The Scofield Reference Bible contains very brief commentary, often consisting of no more than a few sentences and several cross-references. The brevity of the notes allowed Scofield's commentary to be included in the margins and footnotes in study Bibles, which countless Christians use as their primary study Bible.
The Scofield Reference Bible is a widely circulated study Bible edited and annotated by the American Bible student Cyrus I. Scofield, that popularized dispensationalism at the beginning of the 20th century. Published by Oxford University Press and containing the traditional, Protestant King James Version, it first appeared in 1909 and was revised by the author in 1917.
The Scofield Bible had several innovative features. Most important, it printed what amounted to a commentary on the biblical text alongside the Bible instead of in a separate volume.
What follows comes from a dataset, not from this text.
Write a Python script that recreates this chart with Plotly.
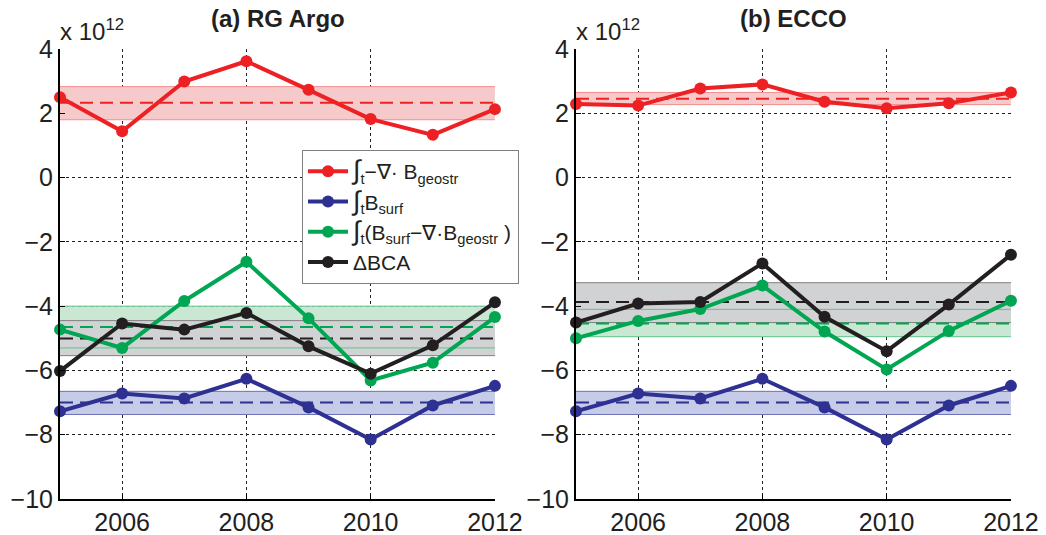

It also contained a cross-referencing system that tied together related verses of Scripture and allowed a reader to follow biblical themes from one chapter and book to another. Finally, the 1917 edition also attempted to date events of the Bible. It was in the pages of the Scofield Reference Bible that many Christians first encountered Archbishop James Ussher's calculation of the date of Creation as 4004 BC; and through discussion of Scofield's notes, which advocated the "gap theory," fundamentalists began a serious internal debate about the nature and chronology of creation.